Ex-judge loses appeal in Supreme Court

A HIGH Court judge correctly concluded that his court did not have the jurisdiction to deal with a case in which former Supreme Court judge Pio Teek was trying to sue the minister of justice and the ombudsman for N$6 million.

This was the finding of three current acting appeal judges of the Supreme Court in a judgement in which they have now dismissed Teek’s appeal against a decision delivered by High Court judge Herman Oosthuizen in March 2018.

Oosthuizen dismissed Teek’s lawsuit against the justice minister and the ombudsman after he found that an earlier case, in which Teek tried to sue South African judges Piet Streicher, Kenneth Mthiyane and Fritz Brand for N$6,8 million, had been bad in law from the start, as the Namibian High Court did not have jurisdiction over the three judges.

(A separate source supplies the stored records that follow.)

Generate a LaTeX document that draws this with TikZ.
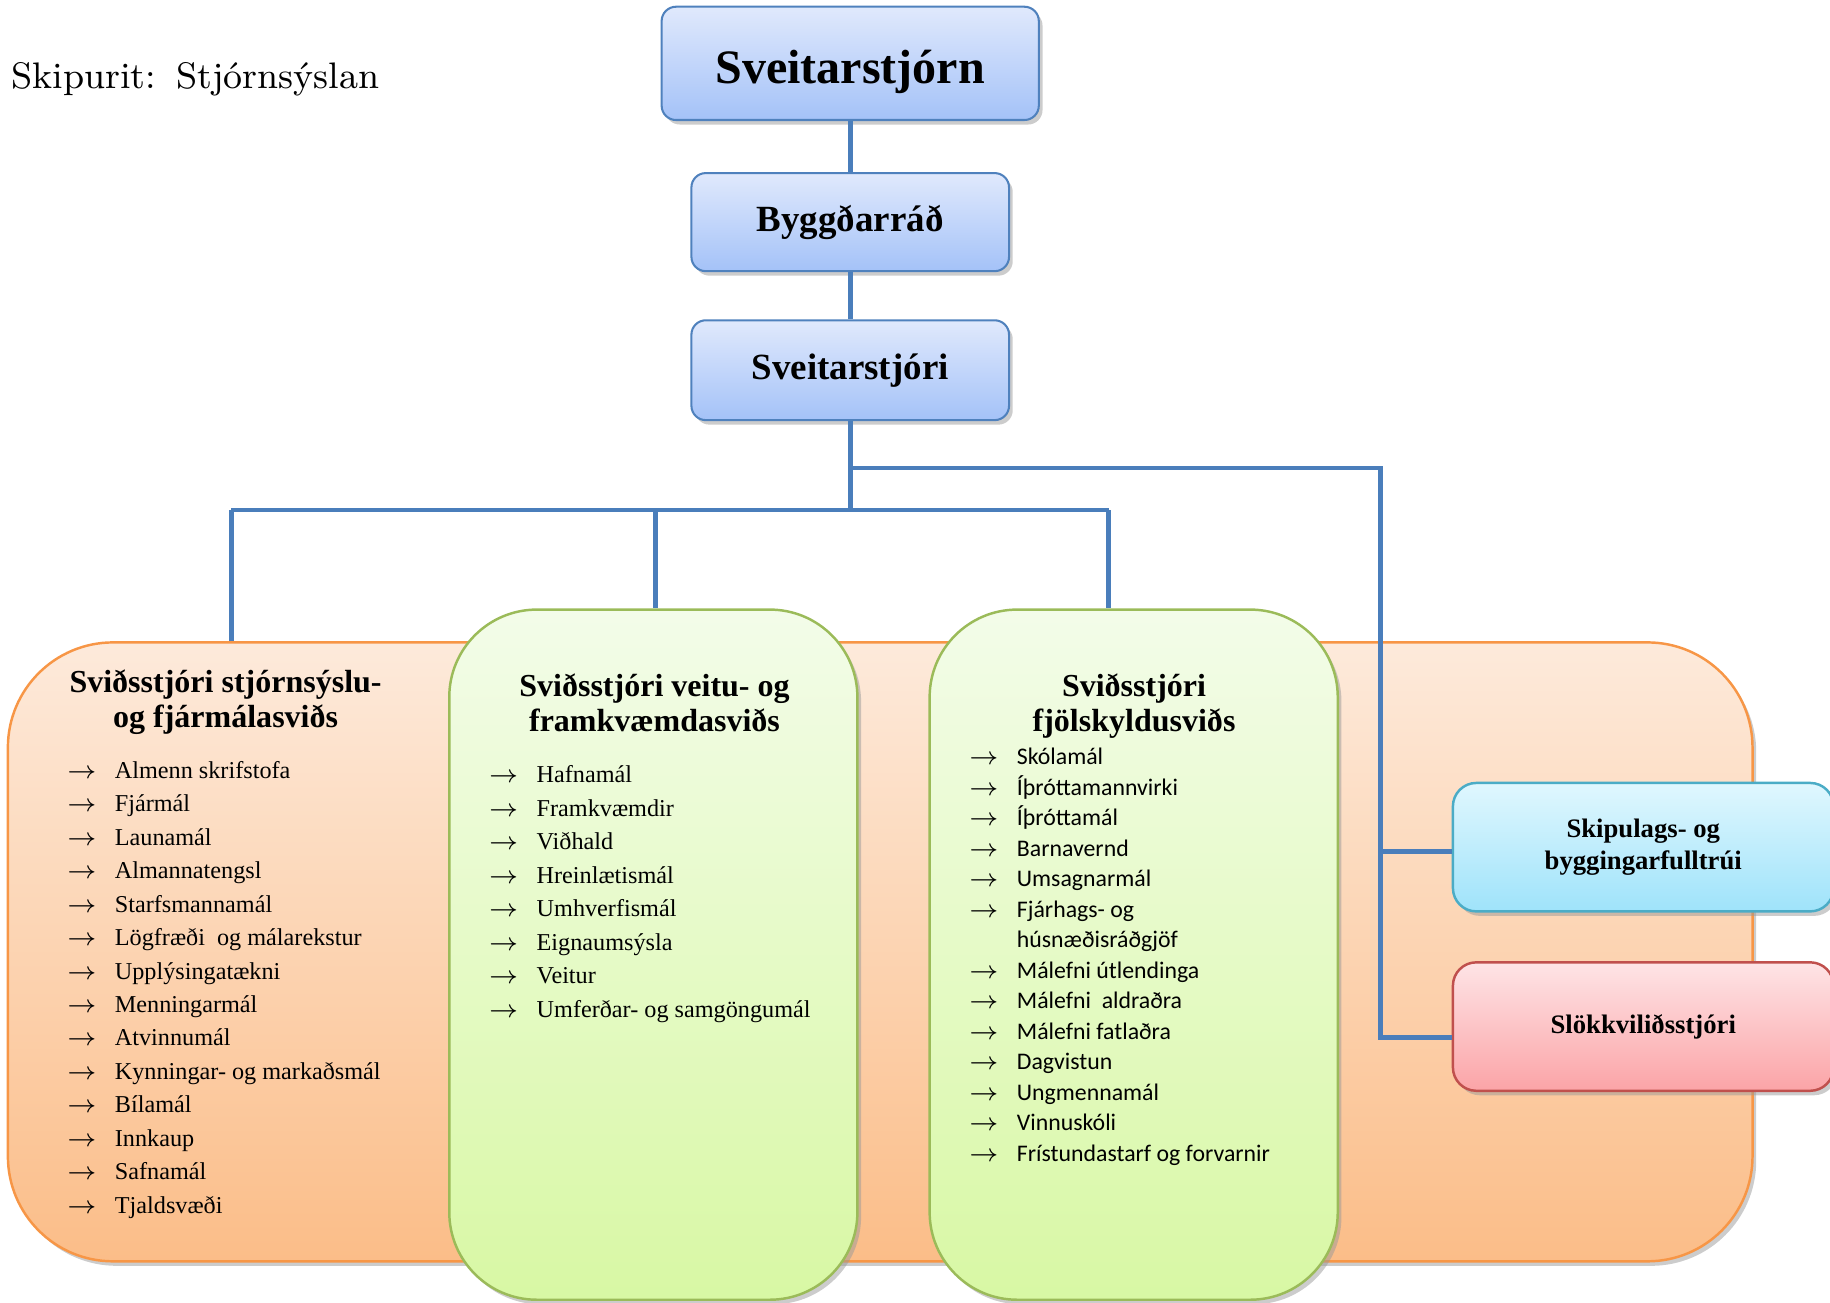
\documentclass[tikz,border=0pt]{standalone}
\usepackage{fontspec}
\usepackage{amsmath}
\usepackage{xcolor}
\usepackage{tikz}
\usetikzlibrary{calc, positioning, shadows}
\newfontfamily\timesfont{Liberation Serif}
\newfontfamily\calibrifont{Carlito}

\definecolor{tengiblue}{HTML}{4A7EBB}
\definecolor{blarammi}{HTML}{4F81BD}
\definecolor{blatop}{HTML}{E0E9FC}
\definecolor{blabot}{HTML}{A4C2F8}
\definecolor{appelsrammi}{HTML}{F79646}
\definecolor{appelstop}{HTML}{FDEADB}
\definecolor{appelsbot}{HTML}{FBBD88}
\definecolor{graennrammi}{HTML}{9BBB59}
\definecolor{graenntop}{HTML}{F3FCE9}
\definecolor{graennbot}{HTML}{D8F8A4}
\definecolor{tuerkrammi}{HTML}{4BACC6}
\definecolor{tuerktop}{HTML}{E0F7FE}
\definecolor{tuerkbot}{HTML}{9FE3FA}
\definecolor{raudrammi}{HTML}{C0504D}
\definecolor{raudtop}{HTML}{FEE4E6}
\definecolor{raudbot}{HTML}{FBA4A7}

\newcommand{\ori}{\makebox[11.7pt][l]{$\rightarrow$}}

\tikzset{
  skuggi/.style={drop shadow={shadow xshift=0.9pt, shadow yshift=-1.1pt, fill=black!40}},
  efst/.style={draw=blarammi, line width=0.5pt, rounded corners=3.5pt, top color=blatop, bottom color=blabot, skuggi, text centered, inner sep=0pt},
  svid/.style={line width=0.6pt, skuggi, inner sep=0pt},
  lina/.style={line width=1.2pt, draw=tengiblue},
  listi/.style={anchor=base west, align=left, inner sep=0pt, font=\timesfont\fontsize{5.9}{8.15}\selectfont},
  haus/.style={anchor=base, align=center, inner sep=0pt, font=\timesfont\bfseries\fontsize{7.8}{8.7}\selectfont},
}

\begin{document}
\begin{tikzpicture}
              [x=0.01cm, y=-0.01cm]
              \useasboundingbox (0,0) rectangle (1568,1116);
              % nodes %
              \node[anchor=base west, inner sep=0pt, font=\fontsize{9}{11}\selectfont] (titill) at (9,75.7) {Skipurit:\hspace{5pt}Stjórnsýslan};
              \node[efst, minimum width=3.23cm, minimum height=0.97cm, text height=10pt, text depth=0pt, font=\timesfont\bfseries\fontsize{11.7}{13}\selectfont] (stjorn) at (728.5,54.3) {Sveitarstjórn};
              \node[efst, below=0.437cm of stjorn, minimum width=2.72cm, minimum height=0.84cm, font=\timesfont\bfseries\fontsize{9}{11}\selectfont] (radid) {Byggðarráð};
              \node[efst, below=0.403cm of radid, minimum width=2.72cm, minimum height=0.855cm, font=\timesfont\bfseries\fontsize{9}{11}\selectfont] (stjori) {Sveitarstjóri};

              \node[svid, draw=appelsrammi, top color=appelstop, bottom color=appelsbot, rounded corners=0.9cm, minimum width=14.94cm, minimum height=5.30cm] (sv0) at (754.2,815.6) {};
              \node[svid, draw=graennrammi, top color=graenntop, bottom color=graennbot, rounded corners=0.75cm, minimum width=3.495cm, minimum height=5.91cm] (sv1) at (559.8,818) {};
              \node[svid, draw=graennrammi, top color=graenntop, bottom color=graennbot, rounded corners=0.75cm, minimum width=3.495cm, minimum height=5.91cm] (sv2) at (971.4,818) {};
              \node[svid, draw=tuerkrammi, top color=tuerktop, bottom color=tuerkbot, rounded corners=0.2cm, minimum width=3.26cm, minimum height=1.10cm, align=center, font=\timesfont\bfseries\fontsize{6.5}{7.7}\selectfont] (skipul) at (1408,725.9) {Skipulags- og\\byggingarfulltrúi};
              \node[svid, draw=raudrammi, top color=raudtop, bottom color=raudbot, rounded corners=0.2cm, minimum width=3.26cm, minimum height=1.10cm, font=\timesfont\bfseries\fontsize{6.5}{7.7}\selectfont] (slokk) at (1408,879.6) {Slökkviliðsstjóri};

              % headers and lists (placed at the base of their last line) %
              \node[haus] (haus0) at (193.3,623.6) {Sviðsstjóri stjórnsýslu-\\og fjármálasviðs};
              \node[haus] (haus1) at (560.8,627) {Sviðsstjóri veitu- og\\framkvæmdasviðs};
              \node[haus] (haus2) at (971.7,627) {Sviðsstjóri\\fjölskyldusviðs};

              \node[listi] (listi0) at (56.6,1039.5) {\ori Almenn skrifstofa\\ \ori Fjármál\\ \ori Launamál\\ \ori Almannatengsl\\ \ori Starfsmannamál\\ \ori Lögfræði\ \ og málarekstur\\ \ori Upplýsingatækni\\ \ori Menningarmál\\ \ori Atvinnumál\\ \ori Kynningar- og markaðsmál\\ \ori Bílamál\\ \ori Innkaup\\ \ori Safnamál\\ \ori Tjaldsvæði};
              \node[listi] (listi1) at (418,871.5) {\ori Hafnamál\\ \ori Framkvæmdir\\ \ori Viðhald\\ \ori Hreinlætismál\\ \ori Umhverfismál\\ \ori Eignaumsýsla\\ \ori Veitur\\ \ori Umferðar- og samgöngumál};
              \node[listi, font=\calibrifont\fontsize{5.8}{7.43}\selectfont] (listi2) at (829.5,995) {\ori Skólamál\\ \ori Íþróttamannvirki\\ \ori Íþróttamál\\ \ori Barnavernd\\ \ori Umsagnarmál\\ \ori Fjárhags- og\\ \makebox[11.7pt]{}húsnæðisráðgjöf\\ \ori Málefni útlendinga\\ \ori Málefni\ \ aldraðra\\ \ori Málefni fatlaðra\\ \ori Dagvistun\\ \ori Ungmennamál\\ \ori Vinnuskóli\\ \ori Frístundastarf og forvarnir};

              \coordinate (kvisl) at (728.5,401);
              \coordinate (slaa) at (728.5,437);
              \coordinate (vinstri) at (198,437);
              \coordinate (midja) at (562,437);
              \coordinate (haegri) at (950,437);
              \coordinate (horn) at (1182.5,401);
              \coordinate (skipinn) at ($(skipul.west)+(0,3.6)$);
              \coordinate (slokkinn) at ($(slokk.west)+(0,9.6)$);

              % edges %
              \draw[lina] (stjorn) -- (radid);
              \draw[lina] (radid) -- (stjori);
              \draw[lina] (stjori) -- (slaa);
              \draw[lina] (vinstri) -- (haegri);
              \draw[lina] (vinstri) -- (vinstri |- sv0.north);
              \draw[lina] (midja) -- (midja |- sv1.north);
              \draw[lina] (haegri) -- (haegri |- sv2.north);
              \draw[lina] (kvisl) -- (horn) |- (slokkinn);
              \draw[lina] (horn |- skipinn) -- (skipinn);
            \end{tikzpicture}
\end{document}
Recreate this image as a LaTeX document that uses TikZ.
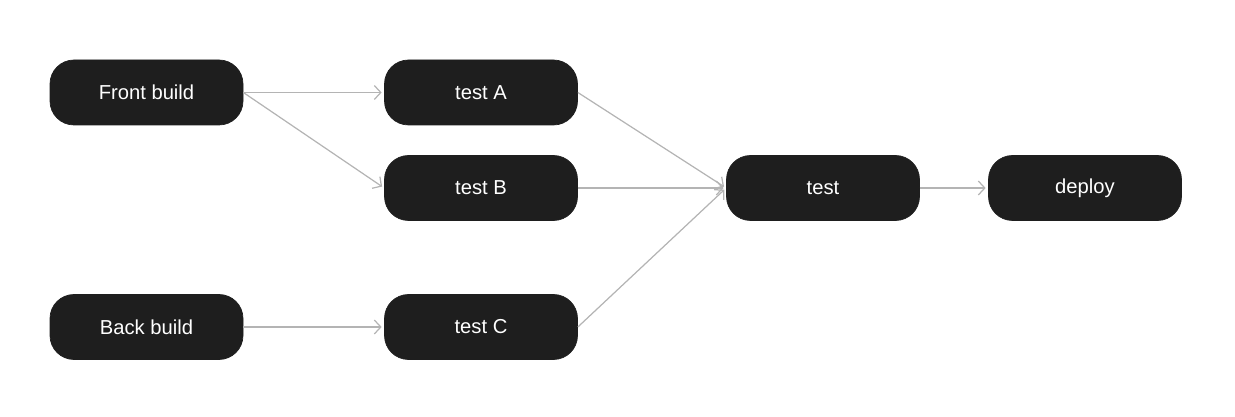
\documentclass[tikz,border=0pt]{standalone}
\usepackage{fontspec}
\setmainfont{Liberation Sans}
\usepackage{xcolor}
\usepackage{tikz}
\usetikzlibrary{arrows.meta}

\definecolor{boxfill}{HTML}{1E1E1E}
\definecolor{edgegray}{HTML}{B4B4B4}

\begin{document}
\begin{tikzpicture}[
  job/.style={draw=boxfill,fill=boxfill,text=white,rounded corners=0.48cm,minimum width=3.86cm,minimum height=1.3cm,font=\fontsize{11.5}{13}\selectfont,align=center},
  ar/.style={-{Straight Barb[length=1.3mm,width=2.8mm]},draw=edgegray,line width=0.7pt,shorten >=0.05cm}]
\useasboundingbox (0,0) rectangle (24.7,8.34);
\node[job] (fb) at (2.93,6.49)  {Front build};
\node[job] (bb) at (2.93,1.8)   {Back build};
\node[job] (ta) at (9.62,6.49)  {test A};
\node[job] (tb) at (9.62,4.58)  {test B};
\node[job] (tc) at (9.62,1.8)   {test C};
\node[job] (t)  at (16.46,4.58) {test};
\node[job] (d)  at (21.70,4.58) {deploy};
\draw[ar] (fb.east) -- (ta.west); \draw[ar] (fb.east) -- (tb.west);
\draw[ar] (bb.east) -- (tc.west);
\draw[ar] (ta.east) -- (t.west); \draw[ar] (tb.east) -- (t.west); \draw[ar] (tc.east) -- (t.west);
\draw[ar] (t.east) -- (d.west);
\end{tikzpicture}
\end{document}
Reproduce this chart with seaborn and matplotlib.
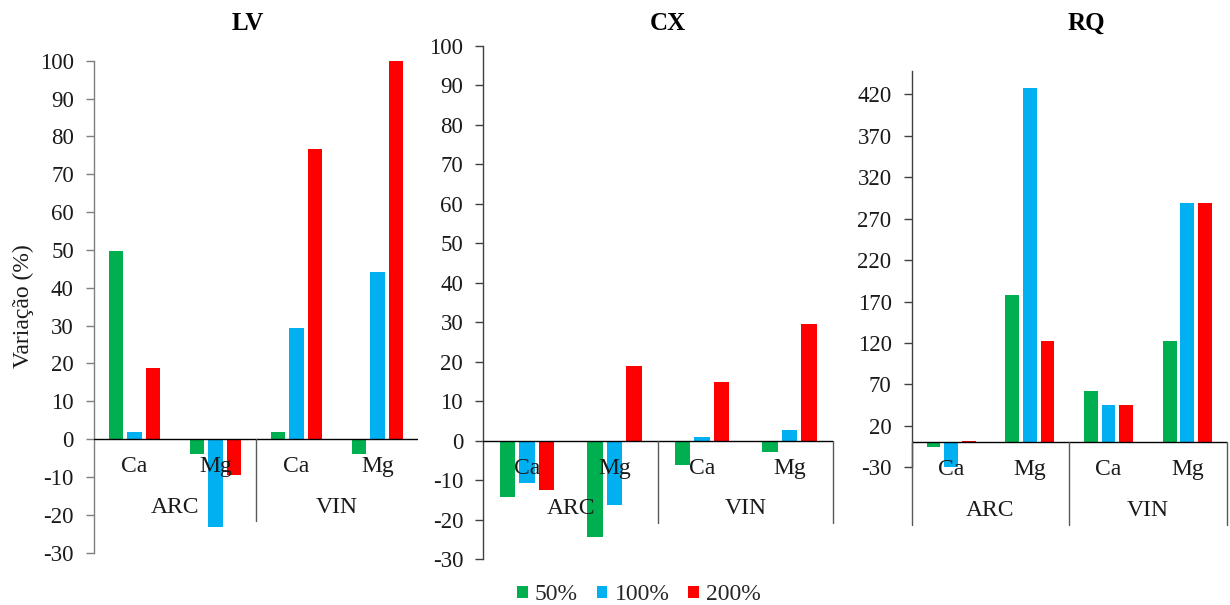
import matplotlib
matplotlib.use("Agg")
import matplotlib.pyplot as plt
import pandas as pd
import seaborn as sns

# ---------------- data ----------------
PANELS = ["LV", "CX", "RQ"]
GROUPS = ["ARC", "ARC", "VIN", "VIN"]
ELEMENTS = ["Ca", "Mg", "Ca", "Mg"]
DOSES = ["50%", "100%", "200%"]

LV_50 = [49.7, -4.0, 1.9, -4.0]
LV_100 = [1.9, -23.1, 29.3, 44.3]
LV_200 = [18.9, -9.6, 76.7, 100.0]

CX_50 = [-14.2, -24.4, -6.2, -2.8]
CX_100 = [-10.7, -16.3, 0.9, 2.7]
CX_200 = [-12.4, 18.9, 14.8, 29.5]

RQ_50 = [-5.3, 177.5, 61.9, 121.9]
RQ_100 = [-30.0, 427.5, 45.0, 288.5]
RQ_200 = [1.6, 121.9, 45.0, 288.5]

LV_TICKS = [-30, -20, -10, 0, 10, 20, 30, 40, 50, 60, 70, 80, 90, 100]
CX_TICKS = [-30, -20, -10, 0, 10, 20, 30, 40, 50, 60, 70, 80, 90, 100]
RQ_TICKS = [-30, 20, 70, 120, 170, 220, 270, 320, 370, 420]

COLORS = ["#00B050", "#00B0F0", "#FF0000"]
Y_LABEL = "Variação (%)"

SERIES = {
    "LV": [LV_50, LV_100, LV_200],
    "CX": [CX_50, CX_100, CX_200],
    "RQ": [RQ_50, RQ_100, RQ_200],
}

rows = []
for p in PANELS:
    for dose, vals in zip(DOSES, SERIES[p]):
        for g, e, v in zip(GROUPS, ELEMENTS, vals):
            rows.append({"panel": p, "cat": f"{g}-{e}", "dose": dose, "value": v})
df = pd.DataFrame(rows)
CATS = [f"{g}-{e}" for g, e in zip(GROUPS, ELEMENTS)]

# ---------------- style ----------------
sns.set_style("white")
plt.rcParams["font.family"] = ["Liberation Serif", "DejaVu Serif"]
plt.rcParams["axes.unicode_minus"] = False

W, H = 1230, 605
fig = plt.figure(figsize=(W / 100, H / 100), dpi=100)
TXT = "#1a1a1a"


def px_rect(left, right, top, bottom):
    return [left / W, 1 - bottom / H, (right - left) / W, (bottom - top) / H]


layout = {
    "LV": dict(rect=px_rect(94, 418, 60.7, 552.7), ylim=(-30, 100), ticks=LV_TICKS,
               title=(248, 23), spine="#7f7f7f", sep=[1.5], sep_px=82),
    "CX": dict(rect=px_rect(483.3, 833.3, 46, 559), ylim=(-30, 100), ticks=CX_TICKS,
               title=(668, 23), spine="#404040", sep=[1.5, 3.5], sep_px=82),
    "RQ": dict(rect=px_rect(911.7, 1226.7, 70.7, 467.3), ylim=(-30, 448.6), ticks=RQ_TICKS,
               title=(1086, 23), spine="#404040", sep=[-0.5, 1.5, 3.5], sep_px=83),
}

handles, labels = None, None
for p in PANELS:
    L = layout[p]
    ax = fig.add_axes(L["rect"])
    sub = df[df["panel"] == p]
    sns.barplot(data=sub, x="cat", y="value", hue="dose", order=CATS, hue_order=DOSES,
                palette=COLORS, width=0.67, gap=0.22, linewidth=0, saturation=1,
                errorbar=None, ax=ax, legend=True)
    if handles is None:
        handles, labels = ax.get_legend_handles_labels()
    if ax.get_legend() is not None:
        ax.get_legend().remove()

    ax.set_xlim(-0.5, 3.5)
    ax.set_ylim(*L["ylim"])
    ax.set_yticks(L["ticks"])
    ax.set_yticklabels([str(t) for t in L["ticks"]])
    ax.set_xticks([])
    ax.set_xlabel("")
    ax.set_ylabel("")
    for s in ["top", "right", "bottom"]:
        ax.spines[s].set_visible(False)
    ax.spines["left"].set_color(L["spine"])
    ax.spines["left"].set_linewidth(1.0)
    ax.tick_params(axis="y", direction="out", length=5.5, width=1.0, color=L["spine"],
                   pad=9.0, labelsize=16.5, labelcolor=TXT, left=True)
    ax.axhline(0, color="black", lw=1.0, zorder=5)

    # pixel -> data scale
    h_px = L["rect"][3] * H
    dy = (L["ylim"][1] - L["ylim"][0]) / h_px

    # separators of the multi-level category axis
    for xs in L["sep"]:
        ax.plot([xs, xs], [0, -L["sep_px"] * dy], color="#595959", lw=1.0,
                clip_on=False, zorder=5)

    # category labels
    for i, (g, e) in enumerate(zip(GROUPS, ELEMENTS)):
        ax.text(i, -27.5 * dy, e, ha="center", va="center", fontsize=17,
                color=TXT, clip_on=False, zorder=6)
    for gi, g in enumerate(["ARC", "VIN"]):
        ax.text(0.5 + 2 * gi, -68 * dy, g, ha="center", va="center", fontsize=17,
                color=TXT, clip_on=False, zorder=6)

    fig.text(L["title"][0] / W, 1 - L["title"][1] / H, p, ha="center", va="center",
             fontsize=18, fontweight="bold", color="black")

fig.text(23 / W, 1 - 306 / H, Y_LABEL, rotation=90, ha="center", va="center",
         fontsize=17, color=TXT)

fig.legend(handles, labels, loc="center", bbox_to_anchor=(639 / W, 1 - 595 / H),
           ncol=3, frameon=False, fontsize=17, handlelength=0.45, handleheight=0.45,
           handletextpad=0.3, columnspacing=0.8, borderaxespad=0, borderpad=0)

fig.savefig("out.png", dpi=100)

Teek appealed to the Supreme Court against Oosthuizen’s decision, but acting judges of appeal Jeremiah Shongwe, Ernest Sakala and Moses Chinhengo have now dismissed his appeal with costs.

In a judgement written by Shongwe, and with Sakala and Chinhengo agreeing with his decision, the court concluded that Oosthuizen was correct in finding there was a relationship between Teek’s case against the three South African judges and his lawsuit against the justice minister and ombudsman, and also that he was correct when he concluded that the High Court had no jurisdiction to adjudicate on the matter involving the three judges who are not residents of Namibia.

Teek sued the minister and ombudsman after the Ministry of Justice, according to him, failed to assist him to have his lawsuit served on the three judges in South Africa. He also claimed that the ombudsman likewise did not properly assist him when he lodged a complaint about the lack of assistance he had been receiving from the Ministry of Justice.

He lodged a damages claim against Streicher, Mthiyane and Brand in July 2010, claiming the three judges violated his rights to a fair trial and made defamatory remarks about him in an appeal judgement in April 2009, when the Supreme Court set aside his acquittal on six of the eight charges of child abduction and rape which he had been facing in a trial in the Windhoek High Court in 2006.

After the Supreme Court’s ruling, Teek’s trial continued in the High Court, and again ended with him being found not guilty on the remaining six charges in December 2010.

The state appealed against that verdict, too, but three different acting appeal judges of the Supreme Court finally dismissed that appeal in December 2018.

The saga started near the end of January 2005, when Teek – then a judge of appeal in the Supreme Court – was arrested on charges including counts of child abduction and rape. The charges stemmed from allegations that he had picked up two girls, aged nine and ten respectively, in Katutura in Windhoek on the evening of 28 January 2005, had taken them to his house in the Brakwater area near the city, had given the girls drinks containing alcohol, and had sexually molested them.

Teek denied guilt on all of the charges.

With the charges still pending against him, Teek retired from judicial office in October 2005.

The former judge handled his appeal in person, without legal representation.

The minister of justice was represented by Nixon Marcus, while Natasha Bassingthwaighte represented the ombudsman.